Include in the output only the lines from the opening of the records through the line containing "1.6, 1.8, 2];", each printed exactly; pictures are omitted.

Records from a data collection:
Begin

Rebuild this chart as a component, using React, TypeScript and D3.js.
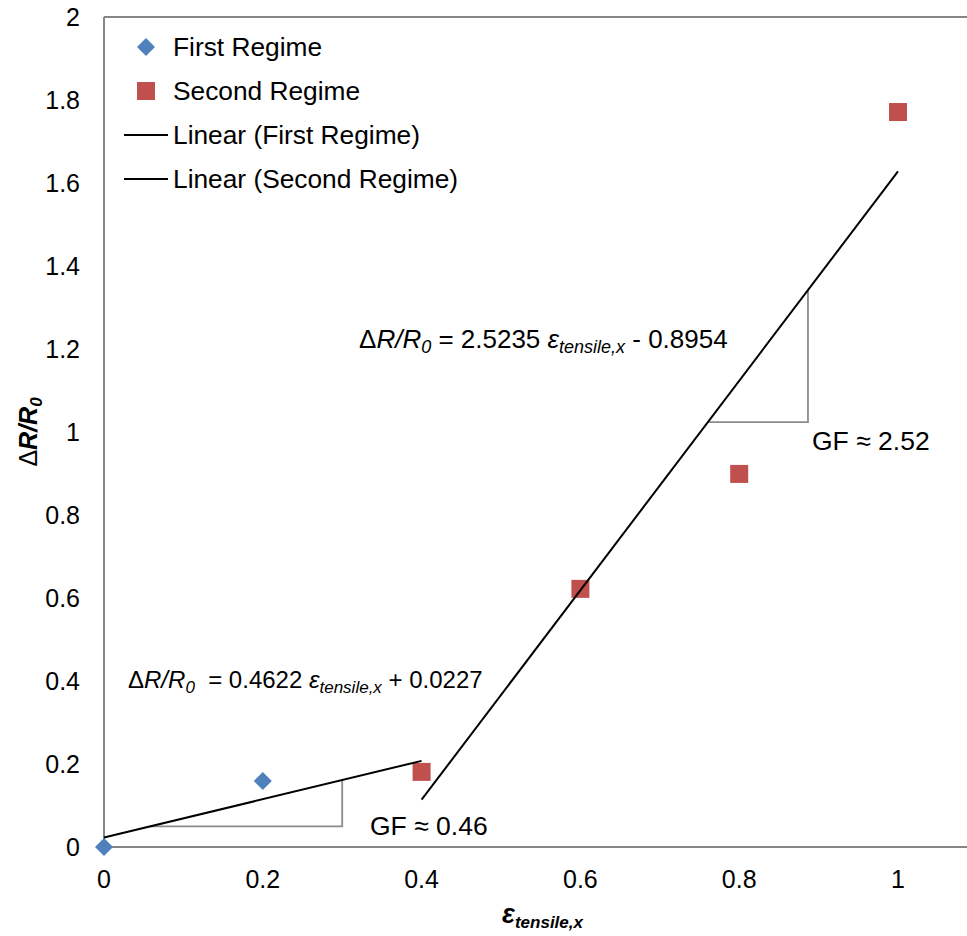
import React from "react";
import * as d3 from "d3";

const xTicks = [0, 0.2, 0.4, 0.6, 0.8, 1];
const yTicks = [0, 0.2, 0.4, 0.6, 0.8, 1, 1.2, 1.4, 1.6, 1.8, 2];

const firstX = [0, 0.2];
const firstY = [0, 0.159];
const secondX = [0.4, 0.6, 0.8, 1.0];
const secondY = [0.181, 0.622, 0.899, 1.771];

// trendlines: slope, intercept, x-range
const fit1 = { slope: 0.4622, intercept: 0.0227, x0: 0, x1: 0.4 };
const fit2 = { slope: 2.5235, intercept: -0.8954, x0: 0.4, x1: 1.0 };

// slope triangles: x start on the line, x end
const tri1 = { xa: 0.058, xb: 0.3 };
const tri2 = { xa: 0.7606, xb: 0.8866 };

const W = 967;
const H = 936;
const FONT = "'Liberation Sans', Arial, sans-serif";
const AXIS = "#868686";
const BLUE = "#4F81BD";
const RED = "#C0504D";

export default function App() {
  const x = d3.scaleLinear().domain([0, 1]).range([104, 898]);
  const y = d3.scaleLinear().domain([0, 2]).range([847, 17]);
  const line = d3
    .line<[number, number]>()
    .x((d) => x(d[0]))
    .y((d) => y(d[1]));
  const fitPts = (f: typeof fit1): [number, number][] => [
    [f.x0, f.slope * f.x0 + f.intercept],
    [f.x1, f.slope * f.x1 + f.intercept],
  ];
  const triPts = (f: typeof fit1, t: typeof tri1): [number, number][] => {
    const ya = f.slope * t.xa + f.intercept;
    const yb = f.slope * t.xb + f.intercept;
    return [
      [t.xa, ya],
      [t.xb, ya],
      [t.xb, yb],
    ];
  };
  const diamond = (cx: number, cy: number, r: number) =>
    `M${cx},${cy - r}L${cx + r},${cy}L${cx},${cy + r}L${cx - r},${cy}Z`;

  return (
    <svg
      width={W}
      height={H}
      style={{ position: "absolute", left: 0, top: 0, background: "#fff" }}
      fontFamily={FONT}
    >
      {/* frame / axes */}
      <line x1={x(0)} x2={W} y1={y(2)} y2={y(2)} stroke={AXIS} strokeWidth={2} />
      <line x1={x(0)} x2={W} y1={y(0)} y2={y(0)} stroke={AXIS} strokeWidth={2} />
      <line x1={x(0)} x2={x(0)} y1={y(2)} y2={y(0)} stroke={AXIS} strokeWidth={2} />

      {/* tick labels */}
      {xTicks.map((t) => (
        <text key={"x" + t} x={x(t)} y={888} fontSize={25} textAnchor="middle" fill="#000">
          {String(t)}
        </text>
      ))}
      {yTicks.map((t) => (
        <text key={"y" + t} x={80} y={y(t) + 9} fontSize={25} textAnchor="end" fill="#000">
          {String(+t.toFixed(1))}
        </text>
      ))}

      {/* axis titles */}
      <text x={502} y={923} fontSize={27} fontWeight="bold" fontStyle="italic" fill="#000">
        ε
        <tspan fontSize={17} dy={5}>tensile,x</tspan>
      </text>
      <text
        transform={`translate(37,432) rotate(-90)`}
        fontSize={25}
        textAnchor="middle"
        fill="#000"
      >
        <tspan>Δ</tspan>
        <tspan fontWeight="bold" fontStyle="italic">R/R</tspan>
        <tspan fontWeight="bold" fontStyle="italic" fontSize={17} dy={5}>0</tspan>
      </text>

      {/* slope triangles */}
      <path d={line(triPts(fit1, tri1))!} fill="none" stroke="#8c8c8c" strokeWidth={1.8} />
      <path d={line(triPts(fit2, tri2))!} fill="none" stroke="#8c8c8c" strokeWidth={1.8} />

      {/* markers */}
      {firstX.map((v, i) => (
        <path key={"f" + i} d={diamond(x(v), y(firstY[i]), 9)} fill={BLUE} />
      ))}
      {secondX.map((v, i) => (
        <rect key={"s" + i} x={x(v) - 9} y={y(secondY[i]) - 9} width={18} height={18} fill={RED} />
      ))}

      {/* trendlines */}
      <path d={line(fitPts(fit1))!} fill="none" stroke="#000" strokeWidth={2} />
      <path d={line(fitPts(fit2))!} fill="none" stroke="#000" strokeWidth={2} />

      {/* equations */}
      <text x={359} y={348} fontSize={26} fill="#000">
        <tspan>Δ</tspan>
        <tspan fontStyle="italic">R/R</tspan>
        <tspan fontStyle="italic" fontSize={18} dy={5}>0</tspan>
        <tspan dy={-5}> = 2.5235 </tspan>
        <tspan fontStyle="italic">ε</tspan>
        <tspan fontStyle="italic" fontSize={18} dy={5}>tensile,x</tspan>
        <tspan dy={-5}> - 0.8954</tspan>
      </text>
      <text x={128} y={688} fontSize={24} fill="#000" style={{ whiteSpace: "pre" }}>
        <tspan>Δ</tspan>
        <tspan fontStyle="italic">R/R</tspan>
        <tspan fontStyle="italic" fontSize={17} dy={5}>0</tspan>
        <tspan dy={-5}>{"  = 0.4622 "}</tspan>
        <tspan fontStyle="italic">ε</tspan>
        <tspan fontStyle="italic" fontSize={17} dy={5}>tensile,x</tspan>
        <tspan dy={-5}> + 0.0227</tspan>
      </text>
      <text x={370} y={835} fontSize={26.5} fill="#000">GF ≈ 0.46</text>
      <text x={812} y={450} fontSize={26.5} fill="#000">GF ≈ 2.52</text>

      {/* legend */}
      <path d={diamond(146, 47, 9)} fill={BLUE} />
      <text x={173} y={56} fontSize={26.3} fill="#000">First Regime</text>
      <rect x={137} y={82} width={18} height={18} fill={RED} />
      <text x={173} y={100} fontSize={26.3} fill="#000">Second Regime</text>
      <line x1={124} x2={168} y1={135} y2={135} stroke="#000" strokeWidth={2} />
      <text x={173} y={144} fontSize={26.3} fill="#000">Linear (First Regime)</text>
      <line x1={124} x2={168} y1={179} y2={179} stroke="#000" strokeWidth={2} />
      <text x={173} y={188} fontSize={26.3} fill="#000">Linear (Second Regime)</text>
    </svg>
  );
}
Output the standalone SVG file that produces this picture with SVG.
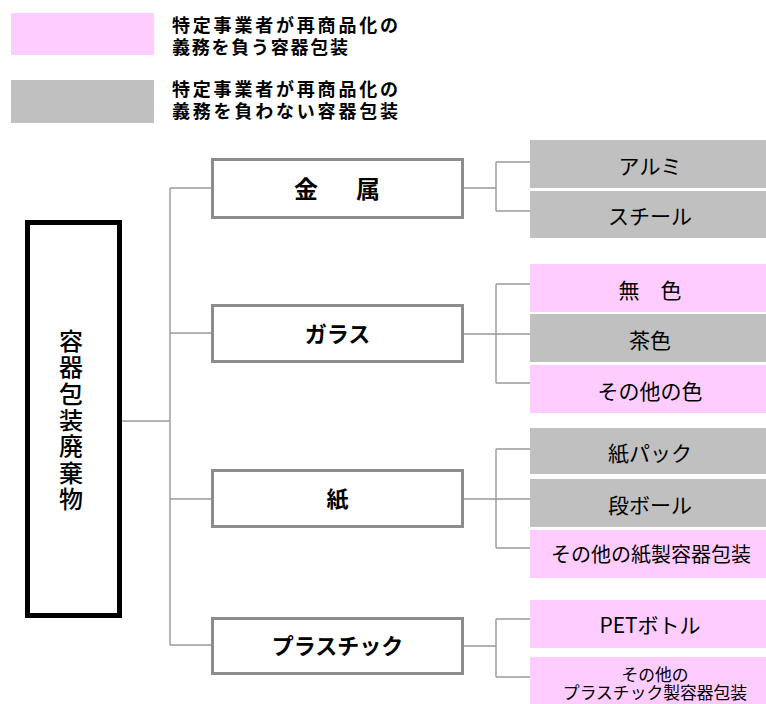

End

**SOLVED EXERCISE:**
Rebuild this chart as a component, using React, TypeScript and D3.js.
import React from "react";
import * as d3 from "d3";

const xTicks = [0, 0.2, 0.4, 0.6, 0.8, 1];
const yTicks = [0, 0.2, 0.4, 0.6, 0.8, 1, 1.2, 1.4, 1.6, 1.8, 2];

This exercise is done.